⟨

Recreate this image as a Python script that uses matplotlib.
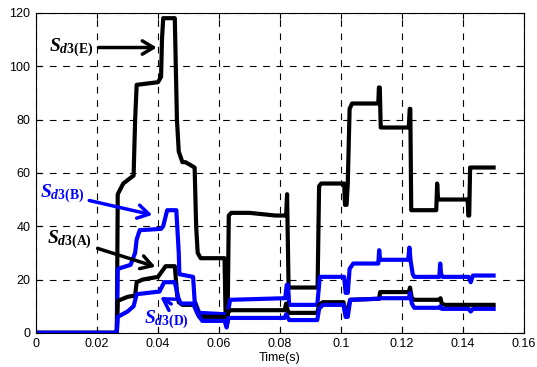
import matplotlib
matplotlib.use("Agg")
import matplotlib.pyplot as plt

plt.rcParams['font.family'] = ['Liberation Sans', 'DejaVu Sans']
plt.rcParams['mathtext.fontset'] = 'custom'
plt.rcParams['mathtext.rm'] = 'Liberation Serif:bold'
plt.rcParams['mathtext.it'] = 'Liberation Serif:italic:bold'
plt.rcParams['mathtext.bf'] = 'Liberation Serif:bold'

# S_d3(E)
e_t = [0, 0.0265, 0.0268, 0.0286, 0.032, 0.0325, 0.033, 0.040, 0.041, 0.0413, 0.0417,
       0.0455, 0.0462, 0.0468, 0.048, 0.049, 0.052, 0.0525, 0.053, 0.054, 0.0618, 0.0622,
       0.0628, 0.0632, 0.064, 0.07, 0.0785, 0.0788, 0.0795, 0.080, 0.0802, 0.081, 0.0815,
       0.082, 0.0823, 0.0828, 0.0923, 0.0928, 0.0935, 0.101, 0.1013, 0.1018, 0.1022, 0.1028,
       0.1036, 0.1122, 0.1124, 0.1127, 0.113, 0.1222, 0.1225, 0.1227, 0.123, 0.124, 0.1312,
       0.1315, 0.1318, 0.132, 0.1415, 0.1417, 0.142, 0.1423, 0.15]
e_v = [0, 0, 52, 56, 59, 80, 93, 94, 96, 110, 118,
       118, 80, 68, 64, 64, 62, 40, 30, 28, 28, 4,
       4, 44, 45, 45, 44, 44, 44, 44, 44, 44, 44,
       44, 52, 17, 17, 55, 56, 56, 48, 48, 56, 84,
       86, 86, 92, 92, 77, 77, 84, 84, 46, 46, 46,
       56, 50, 50, 50, 44, 44, 62, 62]

# S_d3(B)
b_t = [0, 0.0265, 0.0268, 0.031, 0.0325, 0.033, 0.034, 0.041, 0.0417, 0.043, 0.046,
       0.0468, 0.047, 0.0515, 0.052, 0.0535, 0.0618, 0.0625, 0.063, 0.0636, 0.0817,
       0.0822, 0.0826, 0.083, 0.0922, 0.0928, 0.093, 0.101, 0.1015, 0.1022, 0.1028, 0.104,
       0.1122, 0.1125, 0.1128, 0.113, 0.122, 0.1224, 0.1228, 0.1235, 0.124, 0.1322, 0.1325,
       0.1328, 0.1333, 0.1418, 0.1425, 0.1432, 0.15]
b_v = [0, 0, 24, 25.5, 30, 35, 38.5, 39, 40, 46, 46,
       30, 22, 21, 12, 7.5, 7, 2.5, 8, 12.4, 13,
       18, 18, 10.5, 10.5, 18, 21, 21, 15, 15, 24, 26,
       26, 31, 27.4, 27.4, 27.4, 32, 27, 22, 21, 21, 26,
       22, 21, 21, 19, 21.5, 21.5]

# S_d3(A)
a_t = [0, 0.0265, 0.0268, 0.030, 0.0325, 0.033, 0.035, 0.040, 0.0425, 0.0455, 0.0463,
       0.0468, 0.048, 0.052, 0.0535, 0.0618, 0.0625, 0.063, 0.064, 0.0815, 0.082, 0.0826,
       0.083, 0.0922, 0.0928, 0.094, 0.1008, 0.1013, 0.102, 0.103, 0.1125, 0.1128, 0.1222,
       0.1226, 0.1232, 0.124, 0.1322, 0.1326, 0.133, 0.134, 0.15]
a_v = [0, 0, 12, 13.5, 14, 19, 20, 21, 25, 25, 14,
       11.5, 10.5, 10.5, 6, 6, 3, 8, 8.5, 8.5, 11, 8,
       7.5, 7.5, 10.5, 11.5, 11.5, 8, 8, 12.4, 12.8, 15.3, 15.3,
       17, 13, 12.4, 12.4, 13, 11, 10.5, 10.5]

# S_d3(D)
d_t = [0, 0.0265, 0.0268, 0.030, 0.032, 0.033, 0.0405, 0.042, 0.0455, 0.0467, 0.0475,
       0.0515, 0.053, 0.0545, 0.0618, 0.0625, 0.063, 0.064, 0.0815, 0.082, 0.083, 0.0922,
       0.0928, 0.094, 0.1008, 0.1015, 0.1022, 0.103, 0.1125, 0.113, 0.1222, 0.1226, 0.1232,
       0.124, 0.1322, 0.1326, 0.133, 0.1418, 0.1425, 0.1432, 0.15]
d_v = [0, 0, 6, 8, 10, 14.5, 15.5, 19, 19, 13, 11,
       11, 7, 4.5, 4.5, 2, 5.5, 5.6, 5.6, 7, 4.8, 4.8,
       9, 10.5, 10.5, 6, 6, 12.4, 12.8, 13, 13, 15, 11,
       9.4, 9.4, 10, 9, 9, 8, 9, 9]

fig = plt.figure(figsize=(5.37, 3.67), dpi=100)
ax = fig.add_axes([0.067, 0.093, 0.909, 0.872])

ax.plot(e_t, e_v, color='black', lw=3.0, solid_joinstyle='round')
ax.plot(b_t, b_v, color='#0000ff', lw=3.0, solid_joinstyle='round')
ax.plot(a_t, a_v, color='black', lw=3.0, solid_joinstyle='round')
ax.plot(d_t, d_v, color='#0000ff', lw=3.0, solid_joinstyle='round')

ax.set_xlim(0, 0.16)
ax.set_ylim(0, 120)
ax.set_xticks([0, 0.02, 0.04, 0.06, 0.08, 0.1, 0.12, 0.14, 0.16])
ax.set_xticklabels(['0', '0.02', '0.04', '0.06', '0.08', '0.1', '0.12', '0.14', '0.16'])
ax.set_yticks([0, 20, 40, 60, 80, 100, 120])
ax.tick_params(direction='in', top=True, right=True, labelsize=9, length=4, pad=4)
ax.grid(True, color='black', linestyle=(0, (6, 6)), linewidth=0.8)
ax.set_xlabel('Time(s)', fontsize=9, labelpad=1)
for s in ax.spines.values():
    s.set_linewidth(0.8)

arrow = dict(arrowstyle='->, head_length=0.5, head_width=0.3', lw=2.5, mutation_scale=16)
ax.annotate(r'$S_{d3\mathrm{(E)}}$', xy=(0.0405, 107), xytext=(0.0042, 107),
            fontsize=14, color='black', va='center', ha='left',
            arrowprops=dict(arrow, color='black'))
ax.annotate(r'$S_{d3\mathrm{(B)}}$', xy=(0.039, 44), xytext=(0.0012, 52),
            fontsize=14, color='#0000ff', va='center', ha='left',
            arrowprops=dict(arrow, color='#0000ff'))
ax.annotate(r'$S_{d3\mathrm{(A)}}$', xy=(0.0400, 24.5), xytext=(0.0037, 35),
            fontsize=14, color='black', va='center', ha='left',
            arrowprops=dict(arrow, color='black'))
ax.annotate(r'$S_{d3\mathrm{(D)}}$', xy=(0.0400, 14), xytext=(0.0355, 5),
            fontsize=14, color='#0000ff', va='center', ha='left',
            arrowprops=dict(arrow, color='#0000ff', relpos=(0.75, 1.0)))

fig.savefig('out.png', dpi=100)
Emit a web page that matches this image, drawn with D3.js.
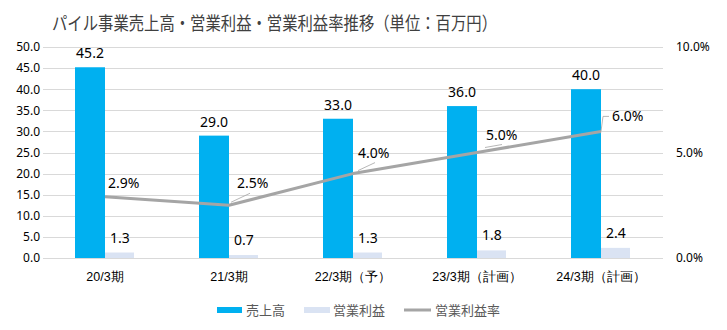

⟩

Goal of the exercise: Leave out the pictures, then repeat the listing above exactly from its first line to the line with "plt.rcParams['mathtext.bf'] = 'Liberation", inclusive.

Finished exercise:
Recreate this image as a Python script that uses matplotlib.
import matplotlib
matplotlib.use("Agg")
import matplotlib.pyplot as plt

plt.rcParams['font.family'] = ['Liberation Sans', 'DejaVu Sans']
plt.rcParams['mathtext.fontset'] = 'custom'
plt.rcParams['mathtext.rm'] = 'Liberation Serif:bold'
plt.rcParams['mathtext.it'] = 'Liberation Serif:italic:bold'
plt.rcParams['mathtext.bf'] = 'Liberation Serif:bold'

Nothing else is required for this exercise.